#### SUPPLIED DATA ####

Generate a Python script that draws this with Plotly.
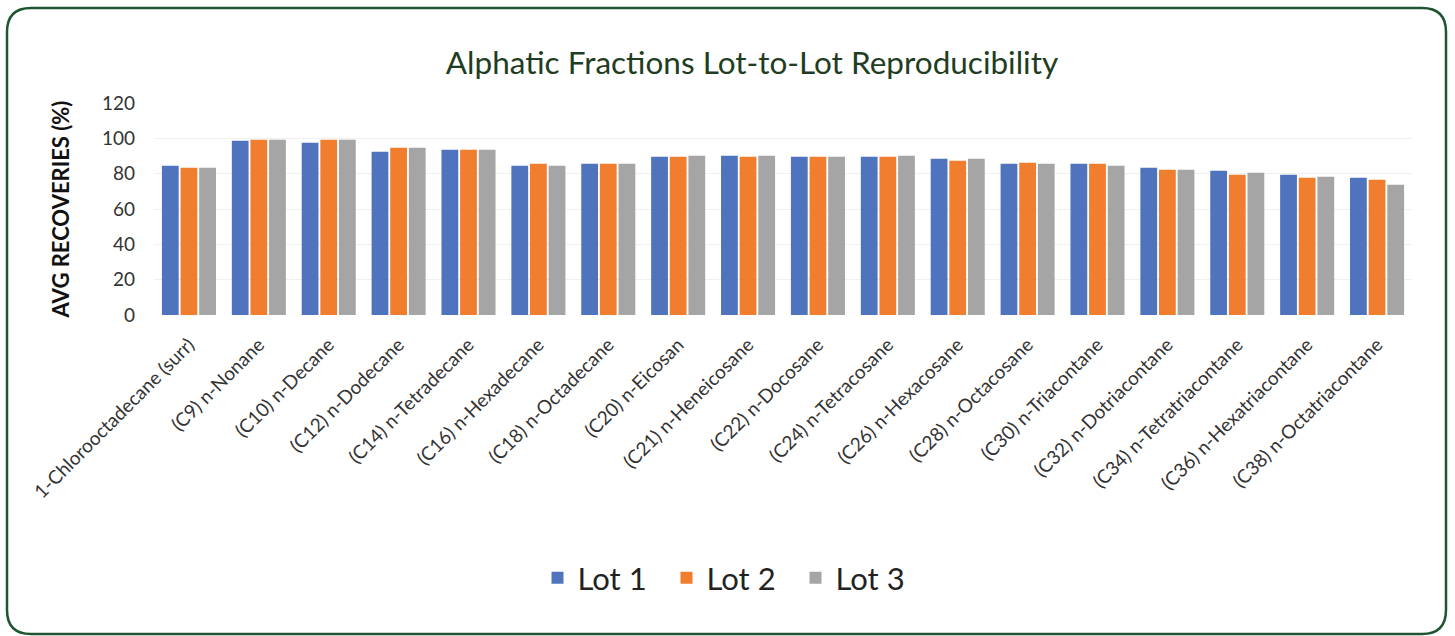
import plotly.graph_objects as go

categories = [
    "1-Chlorooctadecane (surr)", "(C9) n-Nonane", "(C10) n-Decane", "(C12) n-Dodecane",
    "(C14) n-Tetradecane", "(C16) n-Hexadecane", "(C18) n-Octadecane", "(C20) n-Eicosan",
    "(C21) n-Heneicosane", "(C22) n-Docosane", "(C24) n-Tetracosane", "(C26) n-Hexacosane",
    "(C28) n-Octacosane", "(C30) n-Triacontane", "(C32) n-Dotriacontane",
    "(C34) n-Tetratriacontane", "(C36) n-Hexatriacontane", "(C38) n-Octatriacontane",
]
lot1 = [84.5, 98.7, 97.5, 92.4, 93.6, 84.5, 85.6, 89.6, 90.2, 89.6, 89.6, 88.5, 85.6, 85.6, 83.4, 81.7, 79.4, 77.7]
lot2 = [83.4, 99.2, 99.2, 94.7, 93.6, 85.6, 85.6, 89.6, 89.6, 89.6, 89.6, 87.3, 86.2, 85.6, 82.2, 79.4, 77.7, 76.6]
lot3 = [83.4, 99.2, 99.2, 94.7, 93.6, 84.5, 85.6, 90.2, 90.2, 89.6, 90.2, 88.5, 85.6, 84.5, 82.2, 80.5, 78.3, 73.7]
series_names = ["Lot 1", "Lot 2", "Lot 3"]
series_colors = ["#4f74bd", "#f07e2e", "#a5a5a5"]
y_ticks = [0, 20, 40, 60, 80, 100, 120]

W, H = 1455, 636
L, R, T, B = 154, 43, 103, 321
PW, PH = W - L - R, H - T - B

def px(x):
    return (x - L) / PW

def py(y):
    return (H - B - y) / PH

FONT = "Lato"

fig = go.Figure()
for name, vals, col in zip(series_names, [lot1, lot2, lot3], series_colors):
    fig.add_trace(go.Bar(name=name, x=categories, y=vals, marker=dict(color=col, line=dict(width=0))))

# rounded frame
x0, y0, x1, y1, r = 7, 8, 1446, 634, 24
path = (
    f"M {px(x0 + r)},{py(y0)} L {px(x1 - r)},{py(y0)} "
    f"Q {px(x1)},{py(y0)} {px(x1)},{py(y0 + r)} "
    f"L {px(x1)},{py(y1 - r)} Q {px(x1)},{py(y1)} {px(x1 - r)},{py(y1)} "
    f"L {px(x0 + r)},{py(y1)} Q {px(x0)},{py(y1)} {px(x0)},{py(y1 - r)} "
    f"L {px(x0)},{py(y0 + r)} Q {px(x0)},{py(y0)} {px(x0 + r)},{py(y0)} Z"
)
fig.add_shape(type="path", path=path, xref="paper", yref="paper",
              line=dict(color="#1e5530", width=2.5), fillcolor="rgba(0,0,0,0)", layer="above")

fig.update_layout(
    width=W, height=H,
    margin=dict(l=L, r=R, t=T, b=B),
    paper_bgcolor="white", plot_bgcolor="white",
    barmode="group", bargap=0.2, bargroupgap=0.1,
    title=dict(text="Alphatic Fractions Lot-to-Lot Reproducibility",
               font=dict(family=FONT, size=31.5, color="#1f3d22"),
               xref="container", x=752 / W, xanchor="center", y=1 - 63 / H, yanchor="middle"),
    font=dict(family=FONT, color="#333333"),
    xaxis=dict(tickangle=-45, tickfont=dict(size=19, color="#333333"), showline=False,
               ticks="", showgrid=False, ticklabelstandoff=14),
    yaxis=dict(range=[0, 120], tickvals=y_ticks, tickfont=dict(size=19, color="#333333"),
               showgrid=True, gridcolor="#f0f0f0", gridwidth=1, zeroline=False, ticks="",
               ticklabelstandoff=18,
               title=dict(text="<b>AVG RECOVERIES (%)</b>", font=dict(size=22, color="#111111"),
                          standoff=26)),
    legend=dict(orientation="h", x=px(731), xanchor="center", y=py(578), yanchor="middle",
                font=dict(size=31, color="#222222"), traceorder="normal", itemwidth=30,
                entrywidth=84),
)

fig.write_html("out.html", config={"displayModeBar": False},
               post_script="document.body.style.margin='0';document.body.style.padding='0';")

####

### TASK GOAL
Copy nothing but the lines from the top of the material through the line holding "import plotly.graph_objects as go", exactly as written; omit pictures.

### RESPONSE BELOW
Generate a Python script that draws this with Plotly.
import plotly.graph_objects as go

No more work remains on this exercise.